Erbschaft-/Schenkungsteuer: Klippen beim Nießbrauch im Erbschaft-/Schenkungsteuerrecht

Die Übertragung von Vermögenswerten, insbesondere von bebauten Grundstücken, erfolgt häufig unter Zurückbehaltung von Nießbrauchsrechten. In der Praxis wird die Schenkung von Grundstücken auch mit einem Nießbrauchsrecht an eine weitere Person (z. B. Ehegatten) verbunden. Diese Gestaltungen haben im Erbschaft-/Schenkungsteuerrecht vielfältige Steuerauswirkungen zur Folge.

Wird ein Grundstück unter Nießbrauchsvorbehalt unentgeltlich übertragen, muss zunächst der Wert des Grundstücks nach den üblichen Regeln ermittelt werden.
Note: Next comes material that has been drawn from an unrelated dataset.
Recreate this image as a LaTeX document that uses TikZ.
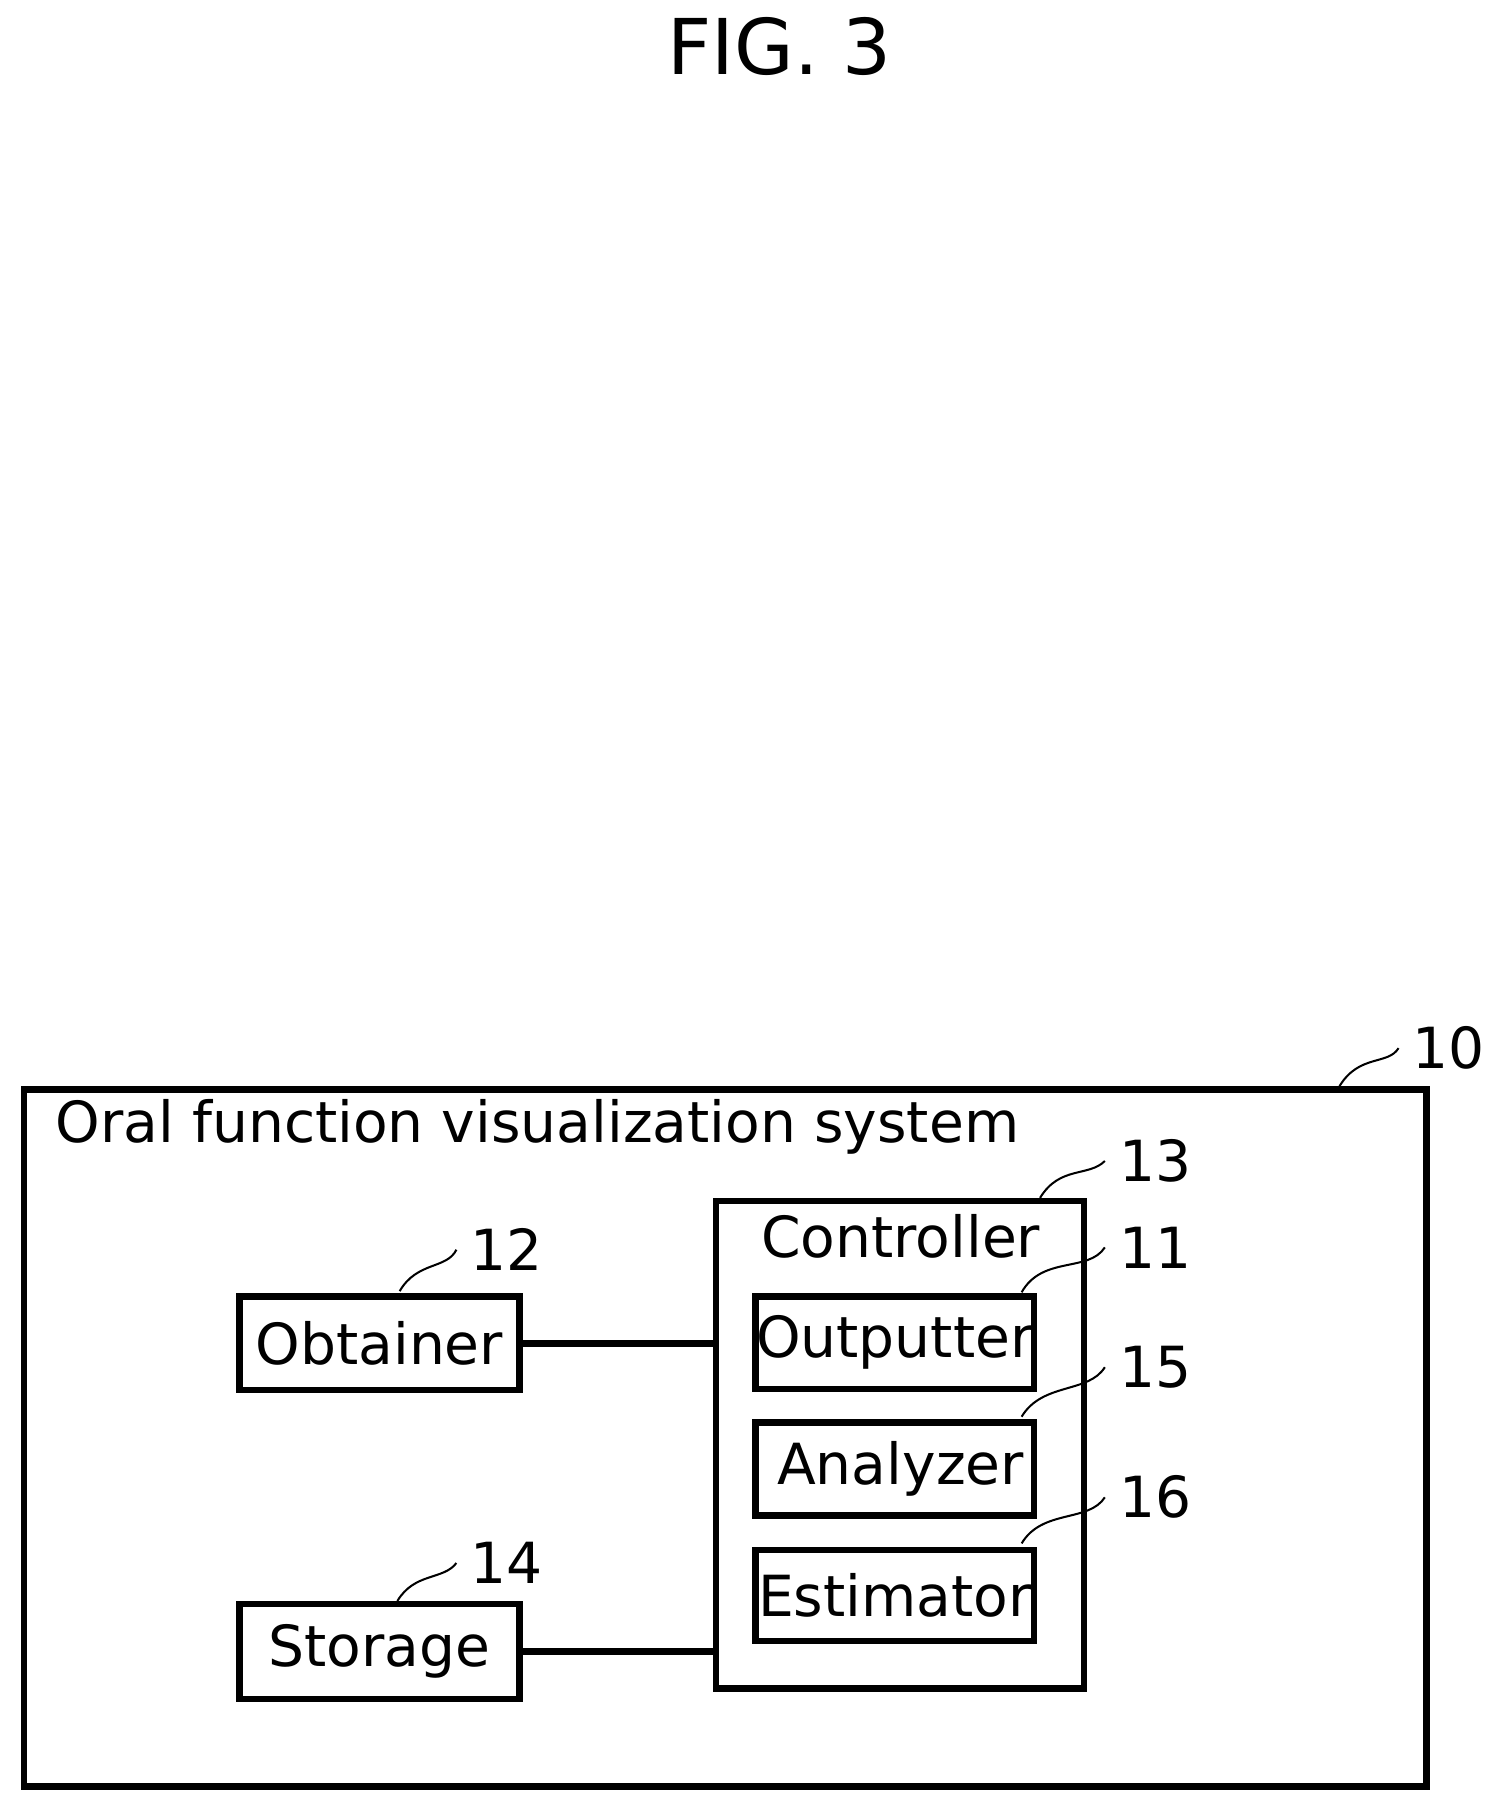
\documentclass[tikz,border=0pt]{standalone}
\usepackage{fontspec}
\setmainfont{DejaVu Sans}
\begin{document}
\begin{tikzpicture}[x=0.01cm,y=-0.01cm,
  box/.style={draw,line width=1.6pt,inner sep=0pt},
  lbl/.style={font=\fontsize{14}{16}\selectfont},
  lead/.style={line width=0.5pt}]
\useasboundingbox (0,0) rectangle (1308,1568);
\node[font=\fontsize{19}{22}\selectfont] (fig) at (677,40) {FIG. 3};
\node[box,minimum width=1217\pgflinewidth*0+12.17cm,minimum height=6.05cm,anchor=north west] (sys) at (18,943) {};
\node[lbl,anchor=west] (title) at (36,978) {Oral function visualization system};
\node[box,minimum width=3.19cm,minimum height=4.23cm,anchor=north west] (ctrl) at (619,1040) {};
\node[lbl] (ctrlt) at (782,1073) {Controller};
\node[box,lbl,minimum width=2.43cm,minimum height=0.81cm,anchor=north west] (obt) at (205,1123) {};
\node[lbl] at (obt.center) {Obtainer};
\node[box,lbl,minimum width=2.43cm,minimum height=0.82cm,anchor=north west] (sto) at (205,1390) {};
\node[lbl] at (sto.center) {Storage};
\node[box,minimum width=2.42cm,minimum height=0.80cm,anchor=north west] (out) at (653,1123) {};
\node[lbl] at (out.center) {Outputter};
\node[box,minimum width=2.42cm,minimum height=0.81cm,anchor=north west] (ana) at (653,1232) {};
\node[lbl] at ([xshift=0.05cm]ana.center) {Analyzer};
\node[box,minimum width=2.42cm,minimum height=0.79cm,anchor=north west] (est) at (653,1343) {};
\node[lbl] at (est.center) {Estimator};
\draw[line width=1.6pt] (obt.east) -- (obt.east -| ctrl.west);
\draw[line width=1.6pt] (sto.east) -- (sto.east -| ctrl.west);
\node[lbl] (n10) at (1258,910) {10};
\node[lbl] (n13) at (1003,1008) {13};
\node[lbl] (n12) at (440,1085) {12};
\node[lbl] (n14) at (440,1357) {14};
\node[lbl] (n11) at (1003,1083) {11};
\node[lbl] (n15) at (1003,1187) {15};
\node[lbl] (n16) at (1003,1300) {16};
\coordinate (c10) at (1163,943);
\coordinate (c13) at (903,1040);
\coordinate (c12) at (347,1121);
\coordinate (c14) at (345,1390);
\coordinate (c11) at (887,1122);
\coordinate (c15) at (887,1230);
\coordinate (c16) at (887,1340);
\draw[lead] (c10) .. controls (1180,915) and (1205,925) .. (n10.west);
\draw[lead] (c13) .. controls (920,1012) and (945,1022) .. (n13.west);
\draw[lead] (c12) .. controls (362,1095) and (388,1102) .. (n12.west);
\draw[lead] (c14) .. controls (360,1365) and (385,1372) .. (n14.west);
\draw[lead] (c11) .. controls (905,1090) and (945,1105) .. (n11.west);
\draw[lead] (c15) .. controls (905,1200) and (945,1210) .. (n15.west);
\draw[lead] (c16) .. controls (905,1310) and (945,1322) .. (n16.west);
\end{tikzpicture}
\end{document}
Anschließend wird der kapitalisierte Wert des Nießbrauchs als Verbindlichkeit abgezogen. Dabei wird für den Nießbrauch zunächst der Jahreswert des Nettoertrags festgestellt und dann mit der voraussichtlichen Lebensdauer des Berechtigten nach der amtlichen Sterbetafel kapitalisiert. Dieser Wert beträgt z. B. bei Übertragung an einen 60-jährigen Mann ab dem 1. Januar 2021 das 12,858-fache, bei einer Frau das 13,884-fache des Jahreswertes. Nur die Differenz zwischen Grundstückswert und Abzug des Kapitalwertes unterliegt der Schenkungsteuer. Sind mehrere Personen nacheinander Nießbrauchsberechtigte, ist das Alter des Längstlebenden für die Berechnung des Kapitalwertes anzusetzen.

 

Was geschieht nun im Falle des Versterbens des Nießbrauchers? Der Wegfall des Nießbrauchs ändert an der ursprünglichen Schenkungsteuerberechnung nichts. Entsteht durch den Tod des Nießbrauchers aber ein Anspruch z. B. des überlebenden Ehegatten, dann liegt ein neuer Erbfall vor, der mit dem in diesem Zeitpunkt neu zu berechnenden Kapitalwert der Erbschaftsteuer unterliegt. Bei einer dann z. B. 70-jährigen Frau beträgt der Faktor immer noch 11,171.

 

Welche Steuerfolge tritt jedoch ein, wenn der ursprüngliche Schenker auf seinen Nießbrauch verzichtet? In diesem Fall liegt eine weitere Schenkung des früheren Grundstückseigentümers an den Nießbrauchsverpflichteten vor. Die Bewertung dieser Schenkung erfolgt mit dem Kapitalwert im Zeitpunkt des Verzichts. Die gleiche Rechtslage wie beim Verzicht des ursprünglichen Grundstückseigentümers und Schenkers auf den Nießbrauch tritt ein, wenn z. B. der überlebende Ehegatte auf den Nießbrauch verzichtet. Dies könnte in der Praxis deshalb erfolgen, weil der/die Beschenkte das Grundstück günstig veräußern kann.

 

Die hier geschilderten Rechtsfolgen zeigen, dass bei der Schenkung unter Zurückbehalt des Nießbrauchs Klippen auftauchen, mit denen im Zeitpunkt des ursprünglichen Vertragsabschlusses keiner der Beteiligten gerechnet hat. Die ursprüngliche Schenkung kann längst vergessen sein, wenn u. U. nach Jahrzehnten ein steuerpflichtiger Nießbrauch für einen Ehepartner anfällt.